For proposed new dwellings, the dutyholder role would be filled before permission to build is granted. They would be responsible for gathering all construction evidence to ensure all building and safety requirements are being met before a single person moves in.
When construction is complete and final sign off is given, the role of the dutyholder doesn’t come to an end… This individual must then take charge of the day-to-day safety of the building and its occupants. Among the many proposed tasks, they will need to maintain a digital file containing drawings, specifications, emergency plans, review reports and key contact information. These files need to be made available to residents on request.
They also need to work with building occupants to make sure residents can raise safety concerns, and regularly report to the relevant authorities to show regular maintenance checks and reviews are taking place.
It is suggested the Dutyholder role is established for all HRRB buildings, and should be either an owner of the building or a ‘superior landlord’. With an estimated 2 to 3,000 existing HRRBs in England, it will be interesting to see how quickly people step up to take this responsibility – although many would have no choice and will need to assume the role, if these proposals are implemented.
Building regulations rewrite
Elsewhere in the Hackitt Report, it is suggested that Building Regulations should be rewritten so they are easier to understand with user-friendly language. An over-arching document should be created which feeds into the separate parts with the aim of removing ambiguity between the different sections of the current regulations.
The Report suggests a long-term aim should be to move Building Regulations away from Government so it is owned by the industry.
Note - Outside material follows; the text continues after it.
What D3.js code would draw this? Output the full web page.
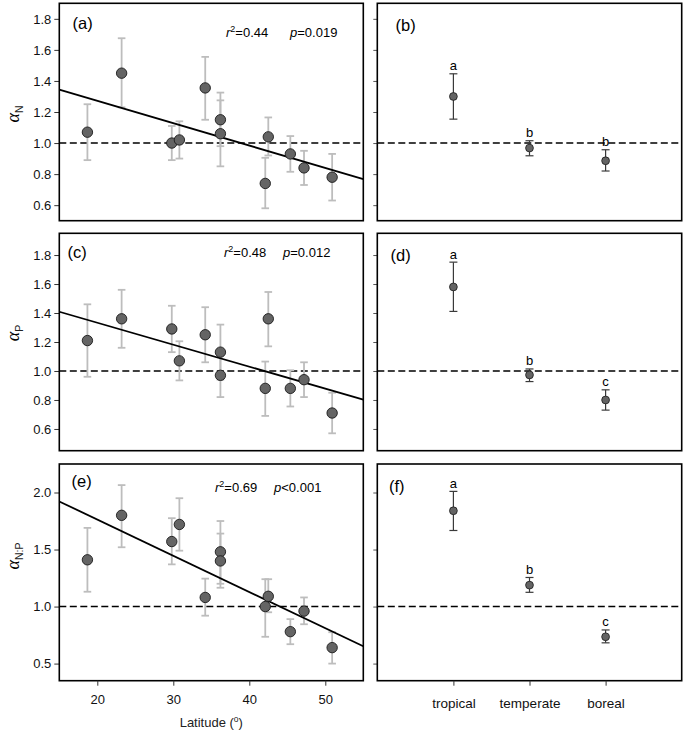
<!DOCTYPE html>
<html>
<head>
<meta charset="utf-8">
<script src="https://cdn.jsdelivr.net/npm/d3@7"></script>
<style>
  body { margin: 0; background: #fff; }
  text { font-family: Arial, "Liberation Sans", sans-serif; }
</style>
</head>
<body>
<div id="chart"></div>
<script>
// site latitudes, shared by panels a, c, e
var latitude = [18.7, 23.2, 29.8, 30.8, 34.2, 36.2, 36.2, 42.1, 42.5, 45.4, 47.2, 50.9];

// (a) alpha N
var alphaN    = [1.07, 1.45, 1.00, 1.02, 1.355, 1.15, 1.06, 0.74, 1.04, 0.93, 0.84, 0.78];
var alphaN_lo = [0.89, 1.23, 0.89, 0.90, 1.15, 0.98, 0.85, 0.58, 0.92, 0.815, 0.73, 0.63];
var alphaN_hi = [1.25, 1.675, 1.11, 1.14, 1.555, 1.325, 1.275, 0.905, 1.165, 1.045, 0.95, 0.93];
// (c) alpha P
var alphaP    = [1.21, 1.36, 1.29, 1.07, 1.25, 1.13, 0.97, 0.88, 1.36, 0.88, 0.94, 0.71];
var alphaP_lo = [0.96, 1.16, 1.13, 0.935, 1.06, 0.94, 0.82, 0.69, 1.17, 0.755, 0.82, 0.57];
var alphaP_hi = [1.46, 1.56, 1.45, 1.205, 1.44, 1.32, 1.12, 1.065, 1.545, 1.005, 1.06, 0.85];
// (e) alpha N:P
var alphaNP    = [1.41, 1.80, 1.57, 1.72, 1.08, 1.48, 1.40, 1.00, 1.09, 0.78, 0.96, 0.64];
var alphaNP_lo = [1.13, 1.52, 1.37, 1.49, 0.92, 1.20, 1.165, 0.735, 0.95, 0.67, 0.845, 0.50];
var alphaNP_hi = [1.69, 2.065, 1.775, 1.95, 1.245, 1.75, 1.64, 1.24, 1.24, 0.89, 1.08, 0.775];

// regression lines: [intercept, slope]
var fitN  = [1.561, -0.01443];
var fitP  = [1.636, -0.01515];
var fitNP = [2.398, -0.03175];

// biome means (b, d, f)
var zones = ["tropical", "temperate", "boreal"];
var zoneN     = [1.30, 0.968, 0.886];
var zoneN_lo  = [1.154, 0.918, 0.82];
var zoneN_hi  = [1.446, 1.015, 0.957];
var zoneN_grp = ["a", "b", "b"];
var zoneP     = [1.58, 0.973, 0.80];
var zoneP_lo  = [1.411, 0.927, 0.73];
var zoneP_hi  = [1.751, 1.014, 0.87];
var zoneP_grp = ["a", "b", "c"];
var zoneNP     = [1.84, 1.188, 0.735];
var zoneNP_lo  = [1.667, 1.125, 0.682];
var zoneNP_hi  = [2.01, 1.255, 0.795];
var zoneNP_grp = ["a", "b", "c"];

// tick values
var ticks1 = [0.6, 0.8, 1.0, 1.2, 1.4, 1.6, 1.8];
var ticks3 = [0.5, 1.0, 1.5, 2.0];
var latTicks = [20, 30, 40, 50];

var width = 685, height = 734;
var left = [59.3, 363.3], right = [377.3, 681.7];
var rows = [[3.3, 220.7], [233.3, 450.7], [464, 680.7]];

var svg = d3.select("#chart").append("svg")
  .attr("width", width)
  .attr("height", height);

var x = d3.scaleLinear().domain([15, 55]).range(left);
var xz = d3.scalePoint().domain(["", "tropical", "temperate", "boreal", " "]).range(right);

var panels = [
  {tag: "(a)", sub: "N", y: [0.5, 1.9], ticks: ticks1, v: alphaN, lo: alphaN_lo, hi: alphaN_hi,
   fit: fitN, r2: "0.44", p: "=0.019", z: zoneN, zlo: zoneN_lo, zhi: zoneN_hi, grp: zoneN_grp, ztag: "(b)",
   tagPos: [72.5, 29], statPos: [226, 36.5, 290], ztagPos: [395.5, 30.5], labY: 114},
  {tag: "(c)", sub: "P", y: [0.45, 1.95], ticks: ticks1, v: alphaP, lo: alphaP_lo, hi: alphaP_hi,
   fit: fitP, r2: "0.48", p: "=0.012", z: zoneP, zlo: zoneP_lo, zhi: zoneP_hi, grp: zoneP_grp, ztag: "(d)",
   tagPos: [67.5, 258], statPos: [224, 256.5, 283], ztagPos: [390.5, 260.5], labY: 333},
  {tag: "(e)", sub: "N:P", y: [0.35, 2.25], ticks: ticks3, v: alphaNP, lo: alphaNP_lo, hi: alphaNP_hi,
   fit: fitNP, r2: "0.69", p: "<0.001", z: zoneNP, zlo: zoneNP_lo, zhi: zoneNP_hi, grp: zoneNP_grp, ztag: "(f)",
   tagPos: [71.5, 486.5], statPos: [215, 492, 274], ztagPos: [389, 491.5], labY: 556}
];

panels.forEach(function(pn, i) {
  var y = d3.scaleLinear().domain(pn.y).range([rows[i][1], rows[i][0]]);

  // ---- left panel: latitude scatter ----
  var gl = svg.append("g");

  gl.append("g")
    .attr("transform", "translate(" + left[0] + ",0)")
    .call(d3.axisLeft(y).tickValues(pn.ticks).tickSize(5).tickPadding(3).tickFormat(d3.format(".1f")))
    .call(function(g) { g.select(".domain").remove(); })
    .call(function(g) {
      g.selectAll("text").attr("font-size", 13).attr("fill", "#111")
        .attr("font-family", "Arial, 'Liberation Sans', sans-serif");
      g.selectAll("line").attr("stroke", "#333");
    });

  // dashed reference at 1
  gl.append("line")
    .attr("x1", left[0]).attr("x2", left[1])
    .attr("y1", y(1)).attr("y2", y(1))
    .attr("stroke", "#000").attr("stroke-width", 1.6)
    .attr("stroke-dasharray", "7,3.5");

  // error bars
  var idx = d3.range(latitude.length);
  var eb = gl.selectAll(".eb").data(idx).enter().append("g")
    .attr("stroke", "#bdbdbd").attr("stroke-width", 1.8);
  eb.append("line")
    .attr("x1", function(d) { return x(latitude[d]); })
    .attr("x2", function(d) { return x(latitude[d]); })
    .attr("y1", function(d) { return y(pn.lo[d]); })
    .attr("y2", function(d) { return y(pn.hi[d]); });
  [pn.lo, pn.hi].forEach(function(arr) {
    eb.append("line")
      .attr("x1", function(d) { return x(latitude[d]) - 3.8; })
      .attr("x2", function(d) { return x(latitude[d]) + 3.8; })
      .attr("y1", function(d) { return y(arr[d]); })
      .attr("y2", function(d) { return y(arr[d]); });
  });

  // regression line
  var xd = x.domain();
  gl.append("line")
    .attr("x1", x(xd[0])).attr("x2", x(xd[1]))
    .attr("y1", y(pn.fit[0] + pn.fit[1] * xd[0]))
    .attr("y2", y(pn.fit[0] + pn.fit[1] * xd[1]))
    .attr("stroke", "#000").attr("stroke-width", 1.8);

  // points
  gl.selectAll(".pt").data(idx).enter().append("circle")
    .attr("cx", function(d) { return x(latitude[d]); })
    .attr("cy", function(d) { return y(pn.v[d]); })
    .attr("r", 5.2)
    .attr("fill", "#646464")
    .attr("stroke", "#1a1a1a").attr("stroke-width", 0.9);

  // frame
  gl.append("rect")
    .attr("x", left[0]).attr("y", rows[i][0])
    .attr("width", left[1] - left[0]).attr("height", rows[i][1] - rows[i][0])
    .attr("fill", "none").attr("stroke", "#000").attr("stroke-width", 1.6);

  // panel tag and stats
  gl.append("text").attr("x", pn.tagPos[0]).attr("y", pn.tagPos[1])
    .attr("font-size", 16.5).text(pn.tag);
  var st = gl.append("text").attr("x", pn.statPos[0]).attr("y", pn.statPos[1]).attr("font-size", 13);
  st.append("tspan").attr("font-style", "italic").text("r");
  st.append("tspan").attr("font-size", 9).attr("dy", -5).text("2");
  st.append("tspan").attr("dy", 5).text("=" + pn.r2);
  var sp = gl.append("text").attr("x", pn.statPos[2]).attr("y", pn.statPos[1]).attr("font-size", 13);
  sp.append("tspan").attr("font-style", "italic").text("p");
  sp.append("tspan").text(pn.p);

  // y axis title
  var yl = gl.append("text")
    .attr("transform", "translate(19," + pn.labY + ") rotate(-90)")
    .attr("text-anchor", "middle");
  yl.append("tspan").attr("font-family", "'Liberation Serif', 'DejaVu Serif', serif")
    .attr("font-style", "italic").attr("font-size", 18).text("α");
  yl.append("tspan").attr("font-size", 10.5).attr("dy", 4).attr("fill", "#222").text(pn.sub);

  // ---- right panel: biome means ----
  var gr = svg.append("g");

  gr.append("g")
    .attr("transform", "translate(" + right[0] + ",0)")
    .call(d3.axisLeft(y).tickValues(pn.ticks).tickSize(4).tickFormat(""))
    .call(function(g) { g.select(".domain").remove(); g.selectAll("line").attr("stroke", "#555"); });

  gr.append("line")
    .attr("x1", right[0]).attr("x2", right[1])
    .attr("y1", y(1)).attr("y2", y(1))
    .attr("stroke", "#000").attr("stroke-width", 1.6)
    .attr("stroke-dasharray", "7,3.5");

  var zi = d3.range(zones.length);
  var zb = gr.selectAll(".zb").data(zi).enter().append("g")
    .attr("stroke", "#3a3a3a").attr("stroke-width", 1.2);
  zb.append("line")
    .attr("x1", function(d) { return xz(zones[d]); })
    .attr("x2", function(d) { return xz(zones[d]); })
    .attr("y1", function(d) { return y(pn.zlo[d]); })
    .attr("y2", function(d) { return y(pn.zhi[d]); });
  [pn.zlo, pn.zhi].forEach(function(arr) {
    zb.append("line")
      .attr("x1", function(d) { return xz(zones[d]) - 4; })
      .attr("x2", function(d) { return xz(zones[d]) + 4; })
      .attr("y1", function(d) { return y(arr[d]); })
      .attr("y2", function(d) { return y(arr[d]); });
  });

  gr.selectAll(".zp").data(zi).enter().append("circle")
    .attr("cx", function(d) { return xz(zones[d]); })
    .attr("cy", function(d) { return y(pn.z[d]); })
    .attr("r", 3.9)
    .attr("fill", "#646464")
    .attr("stroke", "#1a1a1a").attr("stroke-width", 0.8);

  gr.selectAll(".zl").data(zi).enter().append("text")
    .attr("x", function(d) { return xz(zones[d]); })
    .attr("y", function(d) { return y(pn.zhi[d]) - 3.5; })
    .attr("text-anchor", "middle")
    .attr("font-size", 13)
    .text(function(d) { return pn.grp[d]; });

  gr.append("rect")
    .attr("x", right[0]).attr("y", rows[i][0])
    .attr("width", right[1] - right[0]).attr("height", rows[i][1] - rows[i][0])
    .attr("fill", "none").attr("stroke", "#000").attr("stroke-width", 1.6);

  gr.append("text").attr("x", pn.ztagPos[0]).attr("y", pn.ztagPos[1])
    .attr("font-size", 16.5).text(pn.ztag);
});

// bottom axes
svg.append("g")
  .attr("transform", "translate(0," + rows[2][1] + ")")
  .call(d3.axisBottom(x).tickValues(latTicks).tickSize(5).tickPadding(9))
  .call(function(g) {
    g.select(".domain").remove();
    g.selectAll("line").attr("stroke", "#333");
    g.selectAll("text").attr("font-size", 13).attr("fill", "#111")
      .attr("font-family", "Arial, 'Liberation Sans', sans-serif");
  });

svg.append("g")
  .attr("transform", "translate(0," + rows[2][1] + ")")
  .call(d3.axisBottom(xz).tickValues(zones).tickSize(5).tickPadding(13))
  .call(function(g) {
    g.select(".domain").remove();
    g.selectAll("line").attr("stroke", "#333");
    g.selectAll("text").attr("font-size", 13.5).attr("fill", "#111")
      .attr("font-family", "Arial, 'Liberation Sans', sans-serif");
  });

var xl = svg.append("text")
  .attr("x", (left[0] + left[1]) / 2).attr("y", 727)
  .attr("text-anchor", "middle").attr("font-size", 13).attr("fill", "#222");
xl.append("tspan").text("Latitude (");
xl.append("tspan").attr("font-size", 8.5).attr("dy", -5).text("o");
xl.append("tspan").attr("dy", 5).text(")");
</script>
</body>
</html>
The Building Regulations Advisory Committee (BRAC) should be replaced with a new structure which can validate, assure guidance, oversee performance and provide expert advice.
It has been recommended that Parts A and B (Structure and Fire Safety) are reviewed first. We are already two years behind schedule for a revised Part L, so it’s anyone’s guess as to when the new energy efficiency standards will be given sign-off. We can’t imagine they’re at the top of the ‘to do’ list….
Dame Hackitt has avoided the pitfall of making specific recommendations for changing the standards set out in the Building Regulations – only to say they the guidance should be streamlined. Her holistic conclusions have allowed BRAC (or whoever replaces them) to focus on these areas piece by piece.
Joint Competent Authority (JCA)
The Review also raises concerns about the use of approved inspectors and self-certification schemes when dealing with a building as complex as a HRRB. It’s proposed the Local Authority Building Control (LABC) should join forces with the local fire safety authorities and the Health & Safety Executive to produce a Joint Competent Authority (JCA).
The groups making up the JCA would work together to give building sign-off, to complete regular safety checks, and could even have the power to enforce prohibition and stop notices against dutyholders if they feel work on site isn’t up to standard.
A single and streamlined route for building control may not make for comfortable reading to independent approved inspectors. However, the report suggests they can be used to expand LABC’s capacity, providing they stick to the same set of standards.
If these recommendations work their way into our Building Regulations, we’re going to see significant changes to how we build, maintain and renovate high rise buildings. Current processes will ultimately be easier to understand for all, with the industry given a greater say into how the regulations evolve in the future.
As with any independent review, all eyes now turn back to the Government to learn what’s going to happen next, how quickly it’s going to happen, and how different the final outcome is compared to Hackitt’s recommendations.